Etruscan painting collaborated with that of Greek Italy in transmitting another art to Rome. The elder Pliny described frescoes at Ardea “of older age than Rome itself”; and at Caere others of “still greater antiquity” and “supreme beauty.”27 The art used pottery, and the interiors of homes and tombs, for its surfaces; only tomb frescoes and vase pictures remain, but in such quantity that every stage of Etruscan painting can be traced in them, from Oriental and Egyptian, through Greek and Alexandrian, to Roman and Pompeian styles. In some tombs we find the first Italian examples of windows, portals, columns, porticoes, and other architectural forms mimicked by painting on inner walls, in the very manner of Pompeii. Often the colors of these frescoes are faded; a few are astonishingly fresh and brilliant after more than a score of centuries. The technique is mediocre. In the earlier pictures there is no perspective, no foreshortening, no use of light and shade to give fullness and depth; the figures are Egyptianly slender, as if seen in a horizontally convex mirror; the faces are regularly in profile, wherever the feet may point. In the later examples perspective and foreshortening appear, and the proportions of the body are represented with greater fidelity and skill. But in either case there is in these paintings a frolicsome and impish vivacity that makes one wonder how pleasant the life of the Etruscans must have been, if their tombs were so gay.

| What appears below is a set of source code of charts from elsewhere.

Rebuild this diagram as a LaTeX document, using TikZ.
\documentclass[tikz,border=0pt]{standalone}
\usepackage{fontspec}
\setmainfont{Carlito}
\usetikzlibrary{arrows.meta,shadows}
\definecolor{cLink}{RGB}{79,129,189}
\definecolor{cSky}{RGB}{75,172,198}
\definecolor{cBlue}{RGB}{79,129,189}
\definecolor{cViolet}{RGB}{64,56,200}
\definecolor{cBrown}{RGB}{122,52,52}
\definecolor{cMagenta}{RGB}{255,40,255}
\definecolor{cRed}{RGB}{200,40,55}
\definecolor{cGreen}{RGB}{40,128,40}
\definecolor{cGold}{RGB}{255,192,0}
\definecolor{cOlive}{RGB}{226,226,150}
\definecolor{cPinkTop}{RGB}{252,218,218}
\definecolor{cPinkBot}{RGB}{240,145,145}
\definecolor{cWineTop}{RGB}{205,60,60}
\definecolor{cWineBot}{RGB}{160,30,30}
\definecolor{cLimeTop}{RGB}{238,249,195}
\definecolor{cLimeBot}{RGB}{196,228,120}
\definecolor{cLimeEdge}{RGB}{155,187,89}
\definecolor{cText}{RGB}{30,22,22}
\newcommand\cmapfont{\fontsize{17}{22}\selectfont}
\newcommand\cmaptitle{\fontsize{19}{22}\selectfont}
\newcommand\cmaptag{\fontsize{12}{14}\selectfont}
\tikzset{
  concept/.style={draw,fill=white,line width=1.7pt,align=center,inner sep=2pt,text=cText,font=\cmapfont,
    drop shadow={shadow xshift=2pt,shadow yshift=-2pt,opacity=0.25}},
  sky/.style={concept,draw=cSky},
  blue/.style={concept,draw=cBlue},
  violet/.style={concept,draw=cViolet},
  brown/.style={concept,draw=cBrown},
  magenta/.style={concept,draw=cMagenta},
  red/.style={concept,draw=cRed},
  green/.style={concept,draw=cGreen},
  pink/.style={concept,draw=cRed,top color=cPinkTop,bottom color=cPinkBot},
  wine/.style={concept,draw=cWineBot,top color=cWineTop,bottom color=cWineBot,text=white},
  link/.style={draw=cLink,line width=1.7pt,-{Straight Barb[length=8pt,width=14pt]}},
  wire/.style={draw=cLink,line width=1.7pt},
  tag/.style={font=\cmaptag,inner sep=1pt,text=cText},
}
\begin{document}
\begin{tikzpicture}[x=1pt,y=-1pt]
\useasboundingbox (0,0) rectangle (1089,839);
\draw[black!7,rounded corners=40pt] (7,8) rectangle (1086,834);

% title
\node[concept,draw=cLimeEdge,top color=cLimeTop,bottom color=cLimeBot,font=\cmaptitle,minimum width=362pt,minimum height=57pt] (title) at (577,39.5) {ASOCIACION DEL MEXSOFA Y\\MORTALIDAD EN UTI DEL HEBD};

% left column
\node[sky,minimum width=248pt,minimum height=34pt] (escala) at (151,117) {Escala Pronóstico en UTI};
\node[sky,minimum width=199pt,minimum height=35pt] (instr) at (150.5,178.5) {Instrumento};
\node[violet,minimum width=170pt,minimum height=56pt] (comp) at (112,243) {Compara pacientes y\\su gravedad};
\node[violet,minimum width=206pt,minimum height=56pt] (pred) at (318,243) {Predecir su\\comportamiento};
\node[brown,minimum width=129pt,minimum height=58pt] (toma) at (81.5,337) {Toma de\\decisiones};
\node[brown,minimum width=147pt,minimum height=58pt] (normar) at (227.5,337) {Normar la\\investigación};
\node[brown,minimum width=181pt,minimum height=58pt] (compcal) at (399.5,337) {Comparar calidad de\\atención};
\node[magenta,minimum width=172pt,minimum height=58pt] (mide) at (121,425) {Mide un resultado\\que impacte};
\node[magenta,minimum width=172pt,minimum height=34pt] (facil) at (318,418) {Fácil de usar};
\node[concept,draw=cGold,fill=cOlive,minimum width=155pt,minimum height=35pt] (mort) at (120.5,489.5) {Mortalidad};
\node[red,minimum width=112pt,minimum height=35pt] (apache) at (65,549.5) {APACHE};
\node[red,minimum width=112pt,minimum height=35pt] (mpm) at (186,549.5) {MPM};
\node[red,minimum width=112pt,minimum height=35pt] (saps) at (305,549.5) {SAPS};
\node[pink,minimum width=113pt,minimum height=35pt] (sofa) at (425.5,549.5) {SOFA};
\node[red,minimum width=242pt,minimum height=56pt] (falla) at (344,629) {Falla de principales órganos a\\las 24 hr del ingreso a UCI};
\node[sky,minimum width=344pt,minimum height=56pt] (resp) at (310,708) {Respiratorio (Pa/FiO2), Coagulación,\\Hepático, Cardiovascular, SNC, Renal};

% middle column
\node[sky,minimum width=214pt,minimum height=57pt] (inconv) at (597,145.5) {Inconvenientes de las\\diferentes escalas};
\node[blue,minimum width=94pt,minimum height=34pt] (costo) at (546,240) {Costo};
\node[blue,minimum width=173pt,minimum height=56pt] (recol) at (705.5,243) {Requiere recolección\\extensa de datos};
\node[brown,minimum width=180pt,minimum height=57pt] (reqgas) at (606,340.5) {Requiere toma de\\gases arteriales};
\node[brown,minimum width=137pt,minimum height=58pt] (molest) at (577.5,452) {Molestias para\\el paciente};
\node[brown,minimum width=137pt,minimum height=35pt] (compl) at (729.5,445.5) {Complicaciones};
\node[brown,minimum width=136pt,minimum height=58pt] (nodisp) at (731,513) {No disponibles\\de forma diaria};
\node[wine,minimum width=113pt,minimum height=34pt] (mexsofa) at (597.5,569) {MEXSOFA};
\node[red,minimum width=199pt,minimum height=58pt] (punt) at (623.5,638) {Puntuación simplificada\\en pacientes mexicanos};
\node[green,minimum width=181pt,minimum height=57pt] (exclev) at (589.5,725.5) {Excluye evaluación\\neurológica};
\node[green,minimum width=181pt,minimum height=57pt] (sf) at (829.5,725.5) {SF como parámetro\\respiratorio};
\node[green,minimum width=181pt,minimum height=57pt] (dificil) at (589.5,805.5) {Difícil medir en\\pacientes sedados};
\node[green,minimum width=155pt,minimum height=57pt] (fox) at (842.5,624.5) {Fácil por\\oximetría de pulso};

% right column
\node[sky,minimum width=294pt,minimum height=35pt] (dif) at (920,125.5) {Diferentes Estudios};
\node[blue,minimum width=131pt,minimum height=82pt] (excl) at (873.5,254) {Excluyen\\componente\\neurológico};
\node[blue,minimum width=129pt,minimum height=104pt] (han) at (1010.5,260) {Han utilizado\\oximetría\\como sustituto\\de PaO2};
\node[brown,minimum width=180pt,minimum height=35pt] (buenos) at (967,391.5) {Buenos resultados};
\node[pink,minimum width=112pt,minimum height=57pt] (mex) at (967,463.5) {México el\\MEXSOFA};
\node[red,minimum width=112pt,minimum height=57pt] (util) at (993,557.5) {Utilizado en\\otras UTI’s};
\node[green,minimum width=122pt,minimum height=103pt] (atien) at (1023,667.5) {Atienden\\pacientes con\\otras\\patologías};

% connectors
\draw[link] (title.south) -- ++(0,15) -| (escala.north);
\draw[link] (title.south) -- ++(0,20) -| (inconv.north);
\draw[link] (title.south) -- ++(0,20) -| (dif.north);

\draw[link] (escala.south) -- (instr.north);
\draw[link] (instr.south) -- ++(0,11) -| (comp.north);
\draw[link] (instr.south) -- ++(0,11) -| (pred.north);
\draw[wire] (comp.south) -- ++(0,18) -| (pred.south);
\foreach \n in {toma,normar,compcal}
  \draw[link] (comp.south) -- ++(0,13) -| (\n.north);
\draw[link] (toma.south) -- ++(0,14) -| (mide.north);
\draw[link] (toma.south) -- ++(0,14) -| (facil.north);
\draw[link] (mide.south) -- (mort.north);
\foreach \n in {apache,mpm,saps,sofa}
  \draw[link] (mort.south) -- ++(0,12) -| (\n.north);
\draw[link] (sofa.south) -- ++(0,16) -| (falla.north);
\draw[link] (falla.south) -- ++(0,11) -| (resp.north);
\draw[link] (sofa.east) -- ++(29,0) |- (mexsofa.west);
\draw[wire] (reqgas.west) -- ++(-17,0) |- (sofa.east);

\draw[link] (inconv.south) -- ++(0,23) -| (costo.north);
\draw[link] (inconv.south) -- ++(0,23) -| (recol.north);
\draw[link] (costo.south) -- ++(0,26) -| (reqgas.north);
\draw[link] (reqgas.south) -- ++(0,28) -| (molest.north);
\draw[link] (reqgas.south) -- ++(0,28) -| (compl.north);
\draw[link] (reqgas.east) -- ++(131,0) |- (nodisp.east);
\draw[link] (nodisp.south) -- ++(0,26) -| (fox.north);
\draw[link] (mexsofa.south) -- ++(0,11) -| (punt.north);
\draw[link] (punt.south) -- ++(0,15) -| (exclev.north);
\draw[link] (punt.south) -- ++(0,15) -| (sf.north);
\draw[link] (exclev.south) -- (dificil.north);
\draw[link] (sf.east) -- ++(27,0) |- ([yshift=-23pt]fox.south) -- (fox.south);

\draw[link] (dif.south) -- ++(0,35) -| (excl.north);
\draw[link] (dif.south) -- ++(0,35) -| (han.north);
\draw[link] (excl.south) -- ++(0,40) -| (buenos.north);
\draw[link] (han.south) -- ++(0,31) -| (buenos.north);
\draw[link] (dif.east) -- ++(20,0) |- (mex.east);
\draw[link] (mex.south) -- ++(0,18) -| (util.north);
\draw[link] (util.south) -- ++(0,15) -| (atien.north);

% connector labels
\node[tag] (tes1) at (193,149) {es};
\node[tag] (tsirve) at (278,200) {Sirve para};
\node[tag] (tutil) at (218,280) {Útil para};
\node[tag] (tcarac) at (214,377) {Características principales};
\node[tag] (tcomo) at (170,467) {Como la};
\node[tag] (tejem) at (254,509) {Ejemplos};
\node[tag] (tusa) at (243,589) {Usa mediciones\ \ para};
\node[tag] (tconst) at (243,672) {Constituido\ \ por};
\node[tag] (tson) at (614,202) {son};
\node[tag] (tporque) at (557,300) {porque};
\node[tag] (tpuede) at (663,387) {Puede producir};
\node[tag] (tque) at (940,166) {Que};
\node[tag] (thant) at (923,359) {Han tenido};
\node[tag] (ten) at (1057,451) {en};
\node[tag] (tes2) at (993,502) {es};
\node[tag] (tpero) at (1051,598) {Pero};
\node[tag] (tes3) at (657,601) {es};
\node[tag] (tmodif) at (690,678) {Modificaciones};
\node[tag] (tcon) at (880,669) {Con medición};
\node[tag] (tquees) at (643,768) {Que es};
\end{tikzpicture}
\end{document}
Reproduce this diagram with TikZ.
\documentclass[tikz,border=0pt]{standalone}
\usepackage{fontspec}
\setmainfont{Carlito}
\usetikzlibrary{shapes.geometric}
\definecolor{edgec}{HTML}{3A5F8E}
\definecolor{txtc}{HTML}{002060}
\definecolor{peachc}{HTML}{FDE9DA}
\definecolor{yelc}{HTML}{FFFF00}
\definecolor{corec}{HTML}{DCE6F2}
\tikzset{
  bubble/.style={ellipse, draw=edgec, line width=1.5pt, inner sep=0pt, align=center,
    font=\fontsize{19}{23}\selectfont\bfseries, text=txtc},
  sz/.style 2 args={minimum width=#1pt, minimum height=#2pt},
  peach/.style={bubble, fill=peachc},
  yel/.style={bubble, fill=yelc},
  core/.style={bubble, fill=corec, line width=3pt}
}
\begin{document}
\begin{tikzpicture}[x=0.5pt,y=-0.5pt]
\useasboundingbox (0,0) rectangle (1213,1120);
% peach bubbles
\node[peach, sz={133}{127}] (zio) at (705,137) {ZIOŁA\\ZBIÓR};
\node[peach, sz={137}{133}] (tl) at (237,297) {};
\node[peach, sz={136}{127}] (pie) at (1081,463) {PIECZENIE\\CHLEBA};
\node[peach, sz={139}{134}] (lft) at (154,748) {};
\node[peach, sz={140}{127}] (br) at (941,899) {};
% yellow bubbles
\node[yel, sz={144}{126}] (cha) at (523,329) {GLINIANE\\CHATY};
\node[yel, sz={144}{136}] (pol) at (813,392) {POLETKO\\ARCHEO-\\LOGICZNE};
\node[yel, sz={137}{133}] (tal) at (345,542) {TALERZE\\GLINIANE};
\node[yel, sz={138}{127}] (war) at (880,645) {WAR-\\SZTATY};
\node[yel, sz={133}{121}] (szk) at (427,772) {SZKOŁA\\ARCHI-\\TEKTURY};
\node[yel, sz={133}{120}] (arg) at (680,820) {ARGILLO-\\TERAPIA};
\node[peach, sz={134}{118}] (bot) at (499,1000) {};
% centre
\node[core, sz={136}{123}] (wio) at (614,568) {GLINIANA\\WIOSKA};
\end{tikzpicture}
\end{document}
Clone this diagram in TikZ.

Here are men in battle, and enjoying it; or they play at war in the jousts of the arena. They hunt the boar or lion with all the bravery of men who have or expect an audience; they box or wrestle in the palaestra, while the spectators dispute more violently than the combatants; they ride their horses, or drive their chariots, around the amphitheater; sometimes, resigned to peace, they fish. One pleasant scene shows a couple idly boating on a quiet stream: so old is wisdom. In a grave at Caere the pictured man and his lady recline on a couch; garlanded with laurel, he pledges her his eternal fidelity with a goblet of wine; she smiles and believes him, though she knows he lies. In other burial chambers the Etruscan painter sketches his idea of paradise: endless revelry, with careless lasses dancing wildly to double-pipes and the lyre. Pipes and lyres, trumpets and syrinxes, were apparently essential to every banquet, wedding, and funeral; love of music and the dance is one of the gracious aspects of Etruscan civilization. In the Tomb of the Lioness at Corneto the figures whirl about in nude and Bacchic frenzy.28

It was the natural destiny of the Etruscans to expand north and south, to extend their sway to the foothills of the Alps and the Greek cities of Campania, and then to find themselves face to face, across the Tiber, with growing Rome. They established colonies at Verona, Padua, Mantua, Parma, Modena, Bologna, and beyond the Apennines at Rimini, Ravenna, and Adria; from this modest Etruscan outpost the Adriatic took its name. They hemmed in Rome with Etruscan settlements at Fidenae, Praeneste (Palestrina), and Capua, perhaps also at Cicero’s Tusculum (“little Tuscany”). Finally—in 618 B.C., according to a precise and precarious tradition—an Etruscan adventurer captured the throne of Rome; and for a century the Roman nation was ruled and formed by Etruscan civilization and power.